What are Ear Molds for hearing aids?
When a hearing loss patient selects a hearing aid style—such as BTE (Behind The Ear) hearing aids, RIC, CIC, or OPEN FIT—custom-fit earmolds (Ear Molds) are often needed to ensure the best performance, staying in the ear, keeping out noise and giving comfort, especially in noisy situations.
An open tube/tip doesn’t keep the noise out, but an ear mold can. An ear mold is a piece of plastic, acrylic, silicone rubber or other material shaped to fit a patient’s ear canal, and/or the outer ear structure (concha) surrounding the ear canal.
Ear mold styles vary according to level of hearing loss, and the style of hearing aid with which they’re paired. In many cases, ear molds sit inside the ear canal, hidden from view. Other times, lab ear molds sit in the concha bowl as well as in the ear canal.If you require a custom ear mold, your hearing care professional will take an impression of your ear canal and outer ear using a quick-setting plastic or silicone-like substance. The ear impression is sent to a specialty lab where it’s turned into a replica of your ear shape.
A good Custom Ear mold can greatly enhance your listening experience. Custom Ear molds are used with Behind-The-Ear hearing aids and Body worn hearing Aids. They are the solution for many common hearing aid problems.
THERE ARE 2 WAYS TO MAKE A CUSTOM EAR MOLD FOR YOUR HEARING AID.

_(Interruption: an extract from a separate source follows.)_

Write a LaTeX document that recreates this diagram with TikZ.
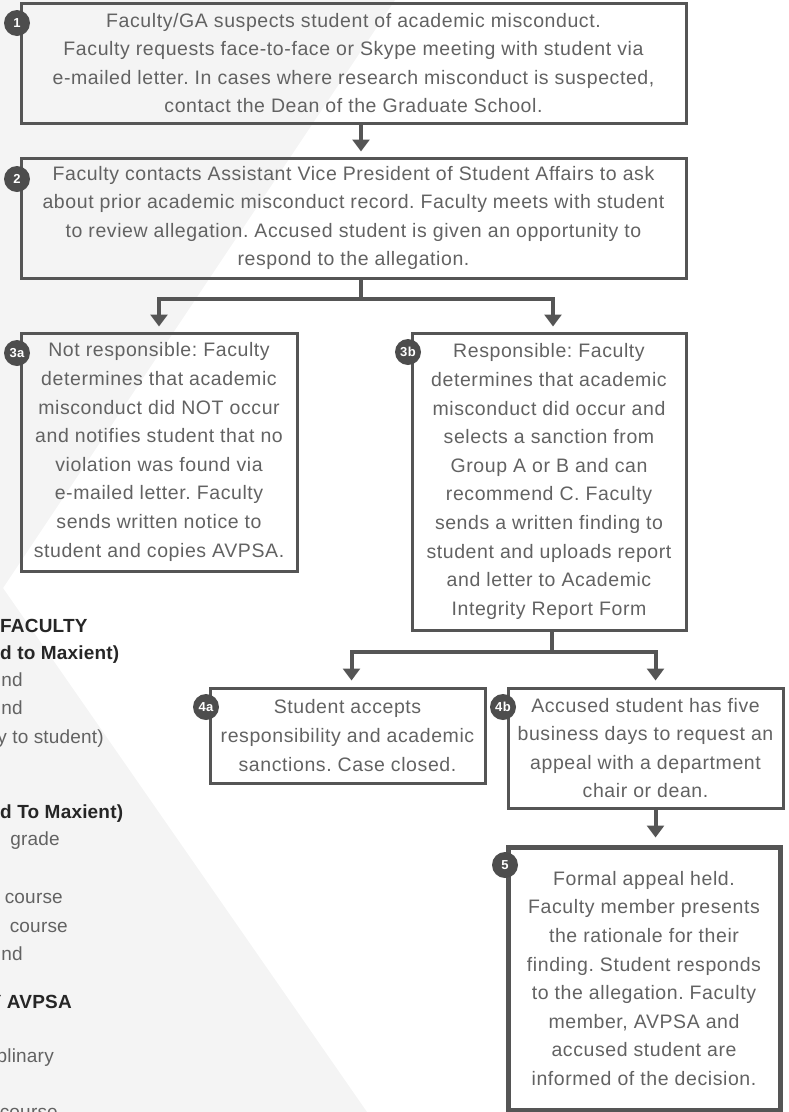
\documentclass[tikz,border=0pt]{standalone}
\usepackage{fontspec}
\setmainfont{Liberation Sans}[LetterSpace=3]
\newfontfamily\sidefont{Liberation Sans}[LetterSpace=1]
\usepackage{tikz}
\usetikzlibrary{arrows.meta,positioning}
\usepackage{xcolor}
\definecolor{ugline}{RGB}{85,85,85}
\definecolor{ugtext}{RGB}{98,98,98}
\definecolor{ugdark}{RGB}{38,38,38}
\definecolor{ugbg}{RGB}{244,244,244}
\definecolor{ugbadge}{RGB}{77,77,77}
\tikzstyle{flow} = [line width=4pt,-{Triangle[width=17pt,length=12pt]},color=ugline]
\frenchspacing

\begin{document}
\begin{tikzpicture}[x=1pt, y=-1pt,
    stepbox/.style={rectangle, draw=ugline, line width=3pt, align=center, text=ugtext, inner sep=0pt, font=\fontsize{19.5}{28.6}\selectfont},
    badge/.style={circle, fill=ugbadge, text=white, minimum size=26pt, inner sep=0pt, font=\fontsize{13}{13}\selectfont\bfseries},
    sidetext/.style={anchor=base east, inner sep=0pt, text=ugtext, font=\sidefont\fontsize{19}{24}\selectfont},
    sidehead/.style={anchor=base west, inner sep=0pt, text=ugdark, font=\sidefont\fontsize{19}{24}\selectfont\bfseries}]

\useasboundingbox (0,0) rectangle (788,1112);
\clip (0,0) rectangle (788,1112);

% Background wedge
\fill[ugbg] (0,0) -- (395,0) -- (3,588) -- (367,1112) -- (0,1112) -- cycle;

% Sanction list (cut off at the left edge)
\node[sidehead] (l1) at (0,632) {FACULTY};
\node[sidehead] (l2) at (0,659) {d to Maxient)};
\node[sidetext] (l3) at (23,686) {nd};
\node[sidetext] (l4) at (23,714) {nd};
\node[sidetext] (l5) at (104,743) {y to student)};
\node[sidehead] (l6) at (0,818) {d To Maxient)};
\node[sidetext] (l7) at (60,845) {grade};
\node[sidetext] (l8) at (63,903) {course};
\node[sidetext] (l9) at (68,932) {course};
\node[sidetext] (l10) at (23,960) {nd};
\node[sidehead, anchor=base east] (l11) at (72,1008) {Y AVPSA};
\node[sidetext] (l12) at (54,1062) {plinary};
\node[sidetext] (l13) at (58,1118) {course};

% Steps
\node[stepbox, minimum width=665pt, minimum height=120pt] (suspect) at (353.5,63) {Faculty/GA suspects student of academic misconduct.\\ Faculty requests face-to-face or Skype meeting with student via\\ e-mailed letter. In cases where research misconduct is suspected,\\ contact the Dean of the Graduate School.};
\node[stepbox, minimum width=665pt, minimum height=120pt] (contact) at (353.5,218) {Faculty contacts Assistant Vice President of Student Affairs to ask\\ about prior academic misconduct record. Faculty meets with student\\ to review allegation. Accused student is given an opportunity to\\ respond to the allegation.};

% Outcomes
\node[stepbox, minimum width=276pt, minimum height=238pt] (notresp) at (159,452) {Not responsible: Faculty\\ determines that academic\\ misconduct did NOT occur\\ and notifies student that no\\ violation was found via\\ e-mailed letter. Faculty\\ sends written notice to\\ student and copies AVPSA.};
\node[stepbox, minimum width=274pt, minimum height=297pt] (resp) at (549,481.5) {Responsible: Faculty\\ determines that academic\\ misconduct did occur and\\ selects a sanction from\\ Group A or B and can\\ recommend C. Faculty\\ sends a written finding to\\ student and uploads report\\ and letter to Academic\\ Integrity Report Form};

% Student response
\node[stepbox, minimum width=275pt, minimum height=95pt] (accept) at (347.5,735.5) {Student accepts\\ responsibility and academic\\ sanctions. Case closed.};
\node[stepbox, minimum width=275pt, minimum height=120pt] (appeal) at (645.5,748) {Accused student has five\\ business days to request an\\ appeal with a department\\ chair or dean.};
\node[stepbox, line width=5pt, minimum width=272pt, minimum height=263pt] (hearing) at (644,978.5) {Formal appeal held.\\ Faculty member presents\\ the rationale for their\\ finding. Student responds\\ to the allegation. Faculty\\ member, AVPSA and\\ accused student are\\ informed of the decision.};

% Junctions
\coordinate (j2) at (361,299);
\coordinate (j3) at (552,652);

% Connections
\draw[flow, shorten >=5pt] (suspect.south -| j2) -- (contact.north -| j2);
\draw[flow, shorten >=5pt] (contact.south -| j2) -- (j2) -| (notresp.north);
\draw[flow, shorten >=5pt] (j2) -| ([xshift=4pt]resp.north);
\draw[flow, shorten >=6pt] (resp.south -| j3) -- (j3) -| ([xshift=4pt]accept.north);
\draw[flow, shorten >=6pt] (j3) -| ([xshift=10pt]appeal.north);
\draw[flow, shorten >=7pt] ([xshift=10pt]appeal.south) -- ([xshift=10pt]appeal.south |- hearing.north);

% Step numbers
\node[badge] (n1) at (17,23) {1};
\node[badge] (n2) at (17,179) {2};
\node[badge] (n3a) at (17,353) {3a};
\node[badge] (n3b) at (408,352) {3b};
\node[badge] (n4a) at (206,707) {4a};
\node[badge] (n4b) at (503,707) {4b};
\node[badge] (n5) at (505,865) {5};
\end{tikzpicture}
\end{document}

First, DIY (Do It Yourself) https://earmolds.info/earmold-kits
2nd, have your hearing aid provider make an impression of your ear and send it to a remote ear mold lab. In order to have a custom earmold made by your Dealer/ provider, Specialist or Audiologist, they need to have impressions of your ear. Making impressions of your ears takes about 15 – 20 minutes.
A Custom Earmold will:
1) reduce the possibility of feedback since a form-fitting Custom Earmold provides a better airtight seal in the ear vs. a generic ear piece dome/tip, (the ‘mushroom’ insert),
2) keep the hearing aid more secure in the ear since it will take advantage of all the curves and contours of the user’s ear to lock it all in place,
and 3) help reduce the occlusion effect. Occlusion is where a person’s ears feel ‘stuffy.’ People describe occlusion as if they are talking in a barrel, an echo effect, or similar to having water in their ears. It’s the same effect you have when you talk if your ears are all plugged up.The occlusion effect is reduced by having the custom earmold vented (or loose fitting). A ‘breathing hole’ or ‘channel’ is usually drilled through the canal portion. This allows the chamber that’s created between the end tip of the earmold and a person’s eardrum to ‘breathe’. Sometimes too much of the volume of the hearing aid escapes through the vent hole causing the aid to feedback/whistle/ squeal. So you can include a series of small vent plugs (they look like tiny little bushings and have different sized inner diameter holes in them) or simply remove a channel along one side or along the bottom, but at the same time restricts the outward flow of air volume to a reduced point so the aid does not feedback. Sometimes the answer is to plug the hole with lambs wool, to act as a filter.